Dinosaur has achieved something remarkable: it is simultaneously a rigorous scientific term and one of the first words many children learn. The same word appears in peer-reviewed paleontological journals and on toddler pajamas. This dual life is almost unique among technical vocabulary — no child sleeps in pajamas decorated with 'angiosperms' or 'cephalopods.' The word's success is partly sonic (those three punchy syllables), partly visual (the creatures themselves are spectacular), and partly Owen's original instinct for drama. 'Terrible lizard' is a name designed to be remembered, and 180 years later, it has not been forgotten.
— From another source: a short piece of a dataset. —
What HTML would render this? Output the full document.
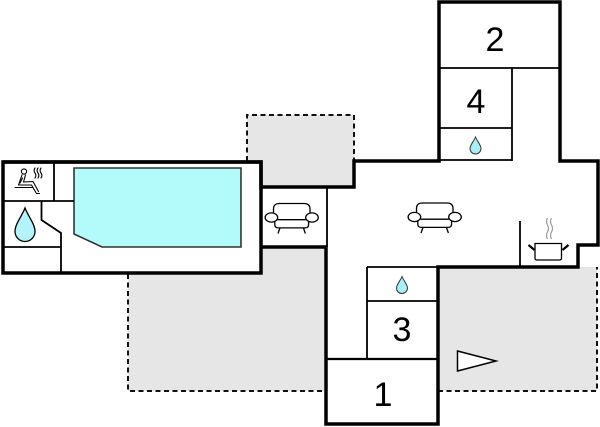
<!DOCTYPE html>
<html><head><meta charset="utf-8"><style>
html,body{margin:0;padding:0;background:#fff;}
svg{display:block;}
text{font-family:"Liberation Sans",Arial,sans-serif;font-size:34px;fill:#000;}
</style></head><body>
<svg width="600" height="427" viewBox="0 0 600 427" xmlns="http://www.w3.org/2000/svg">
<!-- gray terraces -->
<g fill="#e6e6e6" stroke="none">
<polygon points="247,115 354,115 354,187 261,187 261,161 247,161"/>
<polygon points="128,273 261,273 261,247 326,247 326,391 128,391"/>
<polygon points="438,267 597,267 597,391 438,391"/>
</g>
<g fill="none" stroke="#111" stroke-width="2" stroke-dasharray="5,3.5">
<path d="M247,161 V115 H354 V161"/>
<path d="M128,274 V391 H326"/>
<path d="M438,391 H597 V267"/>
</g>
<!-- pool -->
<polygon points="74,168 241,168 241,247 102,247 74,234" fill="#b3fbfb" stroke="#333" stroke-width="1.6"/>
<!-- thin interior lines -->
<g stroke="#000" stroke-width="1.8" fill="none">
<path d="M54,162 V201"/>
<path d="M3,201 H74"/>
<path d="M41.5,201 V220 L61,233 V273"/>
<path d="M3,247 H61"/>
<path d="M439,68 H560"/>
<path d="M512,68 V161"/>
<path d="M439,128 H512"/>
<path d="M439,160 H512"/>
<path d="M327,187 V247"/>
<path d="M367,267 V359"/>
<path d="M367,267 H438"/>
<path d="M367,301 H438"/>
<path d="M326,359 H438" stroke-width="2.2"/>
<path d="M520,221 V267"/>
</g>
<!-- thick walls -->
<g stroke="#000" stroke-width="3.5" fill="none" stroke-linejoin="miter">
<path d="M3,162 L261,162 L261,187 L354,187 L354,161 L439,161 L439,2 L560,2 L560,161 L598,161 L598,245 L578,245 L578,267 L438,267 L438,424 L326,424 L326,247 L261,247"/>
<path d="M261,162 L261,273 L3,273 L3,162 Z"/>
</g>
<!-- room numbers -->
<text x="495" y="51" text-anchor="middle">2</text>
<text x="476" y="113" text-anchor="middle">4</text>
<text x="402" y="341" text-anchor="middle">3</text>
<text x="383" y="406" text-anchor="middle">1</text>
<!-- droplets -->
<g fill="#b3f3fa" stroke="#000" stroke-width="1.3">
<path d="M25,208 C28,216 35,224 35,231.5 A10,10 0 0 1 15,231.5 C15,224 22,216 25,208 Z"/>
</g>
<g fill="#a8eef6" stroke="#333" stroke-width="1">
<path d="M475.5,137 C477,141 481,145 481,148.5 A5.5,5.5 0 0 1 470,148.5 C470,145 474,141 475.5,137 Z"/>
<path d="M402,276.5 C403.5,280.5 407.5,284.5 407.5,288 A5.5,5.5 0 0 1 396.5,288 C396.5,284.5 400.5,280.5 402,276.5 Z"/>
</g>
<!-- sofas -->
<g id="sofa" fill="none" stroke="#000" stroke-width="1.3" transform="translate(265,203.5)">
<path d="M8.5,11 V5.5 Q8.5,0 14.5,0 H39 Q45,0 45,5.5 V11"/>
<path d="M12.6,16.2 H40.8"/>
<path d="M9.8,18 V21 Q9.8,24.4 13.3,24.4 H40.1 Q43.6,24.4 43.6,21 V18"/>
<path d="M15,24.4 L13,30 M38.4,24.4 L40.4,30"/>
<ellipse cx="6.4" cy="14" rx="6.3" ry="4.6" fill="#fff"/>
<ellipse cx="47" cy="14" rx="6.3" ry="4.6" fill="#fff"/>
</g>
<g fill="none" stroke="#000" stroke-width="1.3" transform="translate(408,203)">
<path d="M8.5,11 V5.5 Q8.5,0 14.5,0 H39 Q45,0 45,5.5 V11"/>
<path d="M12.6,16.2 H40.8"/>
<path d="M9.8,18 V21 Q9.8,24.4 13.3,24.4 H40.1 Q43.6,24.4 43.6,21 V18"/>
<path d="M15,24.4 L13,30 M38.4,24.4 L40.4,30"/>
<ellipse cx="6.4" cy="14" rx="6.3" ry="4.6" fill="#fff"/>
<ellipse cx="47" cy="14" rx="6.3" ry="4.6" fill="#fff"/>
</g>
<!-- sauna icon -->
<g fill="none" stroke="#000" stroke-width="1.1" stroke-linecap="round" stroke-linejoin="round">
<circle cx="24" cy="171.5" r="2.6"/>
<path d="M22,175 L18.5,185 L31.5,185 L36.5,193.5 L39.5,193.5"/>
<path d="M25.5,175 L23.5,182 L33,181.5 L38.5,191.5"/>
<path d="M22.5,178 L20,183"/>
<path d="M15,187.5 H33"/>
<path d="M35,168 q-1.8,2.5 0,5 q1.8,2.5 0,5"/>
<path d="M38,168 q-1.8,2.5 0,5 q1.8,2.5 0,5"/>
<path d="M41,168 q-1.8,2.5 0,5 q1.8,2.5 0,5"/>
</g>
<!-- pot -->
<g fill="none" stroke="#999" stroke-width="1.2">
<path d="M547.5,218 q-2,3.5 0,7 q2,3.5 0,7 q-2,3.5 0,7"/>
<path d="M551.5,218 q-2,3.5 0,7 q2,3.5 0,7 q-2,3.5 0,7"/>
</g>
<g fill="none" stroke="#000">
<path d="M535,243.5 H561.5 V258 Q561.5,260 559.5,260 H537 Q535,260 535,258 Z" fill="#fff" stroke-width="1.3"/>
<path d="M528.5,245 L534.5,250 M568.5,245 L562.5,250" stroke-width="2.2"/>
</g>
<!-- entrance triangle -->
<polygon points="457.5,351 496,361 457.5,371" fill="#fff" stroke="#000" stroke-width="1.5"/>
</svg>
</body></html>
The metaphorical use of 'dinosaur' — meaning something outdated, obsolete, doomed to extinction — is so common that it functions as a dead metaphor. A politician is called a dinosaur. A corporation is called a dinosaur. The metaphor assumes that extinction is the defining fact about dinosaurs, that they are above all the animals that failed. But this reading is exactly backward. Dinosaurs dominated the Earth for over 160 million years — humans have existed for roughly 300,000. If longevity is the measure, dinosaurs are among the most successful large animals that have ever lived, and calling something a 'dinosaur' should be a compliment. The word Owen coined to inspire awe has been flattened into an insult, and the insult is, by the standard of geological time, spectacularly wrong.